Louis Epstein headshot
Friday, September 30, 2022
4:00 pm

This lecture is now virtual ONLY: https://duke.zoom.us/j/94126602912

Hundreds had to be turned away from the inaugural commencement ceremony of the Washington Conservatory of Music in 1910, when eleven graduates received their diplomas in an 1800-seat auditorium. At the second commencement ceremony, in 1911, there were fewer graduates - five - but "a representative audience of Washington's best musical and literary tastes comfortably filled" the brand new, 1200-seat Howard Theatre, according to a report in The New York Age. The buzz around these ceremonies reflects the significance of the Washington Conservatory's intervention in the lives of Black Americans: it was the first private institution of higher education operated by and for Black musicians. Between 1903 and 1960, the conservatory rivaled and in many ways helped expand music programs at HBCUs across the country, but it is largely forgotten today.

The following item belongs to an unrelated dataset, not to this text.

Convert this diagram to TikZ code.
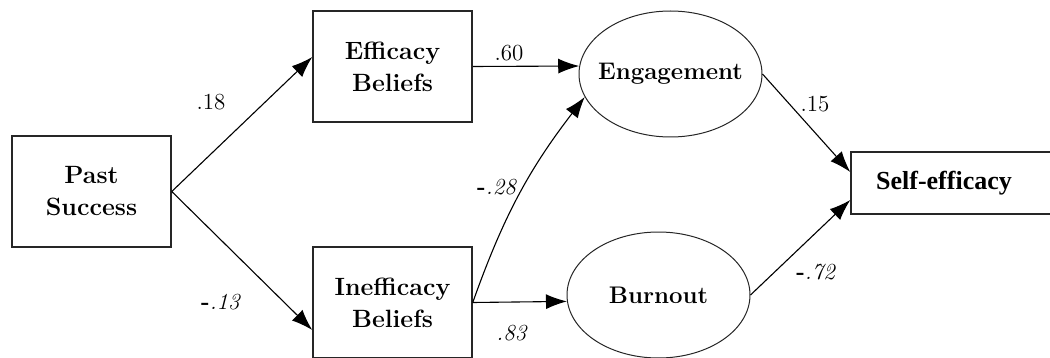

The significant, continuing impact of the Washington Conservatory of Music may best be measured by the variety and richness of its graduates' pursuits. Members of the classes of 1910 and 1911 taught at HBCUs in Virginia, Texas, and New Jersey; many taught in public schools, including one who gave Duke Ellington piano lessons and co-founded the National Association of Negro Musicians. Although graduates of the Washington Conservatory rarely went on to achieve fame as concert artists, many became leaders in their communities, training generations of musicians and shaping the fabric of Black musical life. To study Washington Conservatory alumni is to recognize them as keystones in musical networks that extend through the present, and as representative figures who demonstrate the ubiquity of Black classical musicianship during a particularly formative period in American music.

In this presentation, I argue that the stories of the earliest graduates of the Washington Conservatory (classes of 1910 through 1914) offer new insights into Black American musical life in the early twentieth century. I reflect on a research process undertaken collaboratively with undergraduates at my own institution and unveil the interactive digital maps we've produced to visualize the ways that Washington Conservatory alumni contributed to musical life within communities and across the nation.